Research in Motion (RIM) produced this Blackberry model 957 Internet Edition in 2000. The first Blackberry was introduced in 1999 as a two-way pager before pivoting to become a device featuring an always-connected e-mail with personal digital assistant functionality. The Blackberry 957 came with 5 megabytes of flash storage, 512 kilobytes of random access memory, with an Intel 386 processor running at 20 megahertz. Blackberrys came with applications that included e-mail, address book, calendar, alarm, calculator, memo pad, and a task list that could by synchronized with a user's PC through the included dock. The Blackberry 957 Internet Edition was one of the first devices that allowed mobile web use and e-mail, now ubiquitous in smart phones.

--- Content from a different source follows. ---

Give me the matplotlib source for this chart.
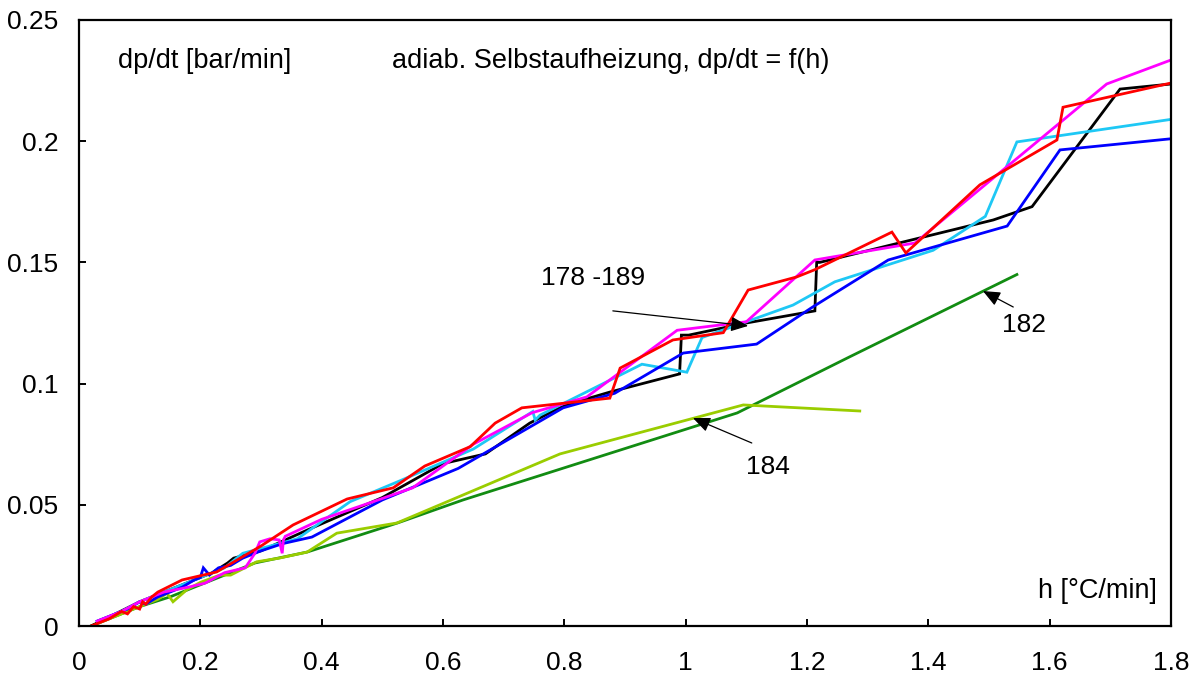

Alfred Vail made this key, believed to be from the first Baltimore-Washington telegraph line, as an improvement on Samuel Morse's original transmitter. Vail helped Morse develop a practical system for sending and receiving coded electrical signals over a wire, which was successfully demonstrated in 1844.
Morse's telegraph marked the arrival of instant long-distance communication in America. The revolutionary technology excited the public imagination, inspiring predictions that the telegraph would bring about economic prosperity, national unity, and even world peace.